Anders als noch vier Jahre zuvor bei «Goldfinger» im schweizerischen Andermatt wurde die Filmcrew in Mürren mit offenen Armen empfangen. Seit dem gigantischen Erfolg von «Goldfinger» war die Figur James Bond auch dem letzten Bergbauern bekannt. Und sowohl die Bergbahnen als auch die gesamte lokale Tourismusindustrie erkannten die riesige Chance. Mit der Wahl als Bond-Location konnte die Region ihren Bekanntheitsgrad in einem Mass steigern, das punkto Reichweite und Wirkungsgrad die Möglichkeiten jeder herkömmlichen Marketing-Kampagne um ein Tausendfaches übertraf. Das war die langfristige Perspektive. Kurzfristig bedeuteten die Dreharbeiten für Mürren und die Schilthornbahn einen unverhofften Geldsegen. Die Hotellerie kam zu einer dritten Saison und die Bahnbetriebe konnten ihre gesamte Anlage während Monaten an EON-Productions vermieten, die als Gegenleistung das Bauprojekt inklusive Drehrestaurant fertigstellten beziehungsweise die Kosten dafür übernahmen. Hinzu kam, dass die Engländer ganz generell einen unverkrampften Umgang mit Geld pflegten. Trinkgelder bewegten sich nicht selten in der Höhe eines Tagessalärs und alleine im eher unscheinbaren Hotel Jungfrau in Mürren sollen während der Dreharbeiten mehr Bordeaux-Weine konsumiert worden sein als in derselben Zeitspanne im Palace in Gstaad. Alles in allem war es ein unglaublicher Glücksfall für die Region.

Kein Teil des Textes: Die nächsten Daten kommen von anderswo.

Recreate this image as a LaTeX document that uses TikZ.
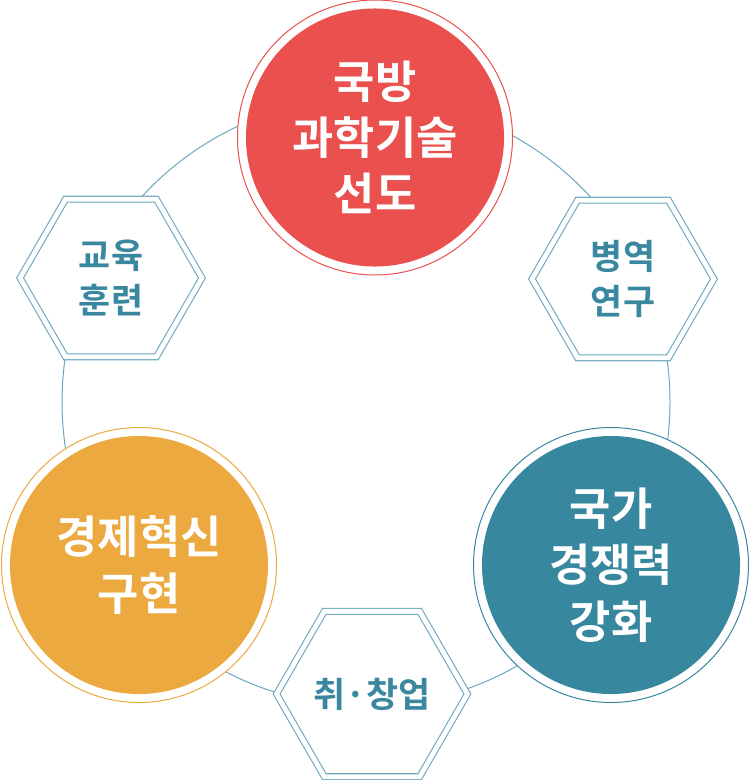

«On Her Majesty’s Secret Service» ist der wohl aussergewöhnlichste Bond-Film der bisherigen Reihe. Das hat zunächst mit dem Roman zu tun und mit dem Drehbuch, das sich fast buchstabengetreu an die Vorlage hält: Bond verliebt sich, er heiratet. Er verbündet sich hinter dem Rücken seines Chefs M mit einem Schwerstkriminellen, um einen anderen Schwerstkriminellen zu bekämpfen. Die Story endet nicht nur ohne Happy-End, sondern herzzerreissend tragisch. Bonds Ehefrau Tracy wird noch auf der Hochzeitsreise erschossen. Dem berühmtesten Agenten der Welt wird versagt, ein glückliches Leben zu führen. Er ist dazu verdammt, seine professionelle Feindschaft mit Blofeld zu einer persönlichen Fehde zu machen.
George Lazenby – man mag von ihm als Person halten was man will – spielte die Rolle des James Bond in «On Her Majesty’s Secret Service» mehr als passabel. Bedenkt man zudem, dass er gar kein Schauspieler war sogar grossartig. Der kommerzielle Erfolg des Films war indessen vergleichsweise bescheiden. Inflationsbereinigt steht er punkto Einspielergebnis an drittletzter Stelle der gesamten Reihe. Hinter ihm nur die minderwertigen Streifen «A View to a Kill» (1985) und «Licence to Kill» (1989). Es ist zu vermuten, dass das Publikum die Neubesetzung der Figur James Bond wenig goutierte. Nicht, weil Lazenby schlecht gewesen wäre, sondern weil Connery einfach zu gut war. Das Publikum hatte noch nicht genug von ihm und wollte nicht, dass er abtritt. Hinzu kommt, dass ein Bond-Film, der ausgerechnet im Woodstock-Jahr erschien, punkto Zeitgeist wohl nicht die idealen Marktbedingungen antraf.
Aber das kann einem Bond-Kenner vollkommen egal sein. «On Her Majesty’s Secret Service» ist ein Meisterwerk und fällt unbestritten mit «Goldfinger» und «Skyfall» unter die drei besten Bond-Filme.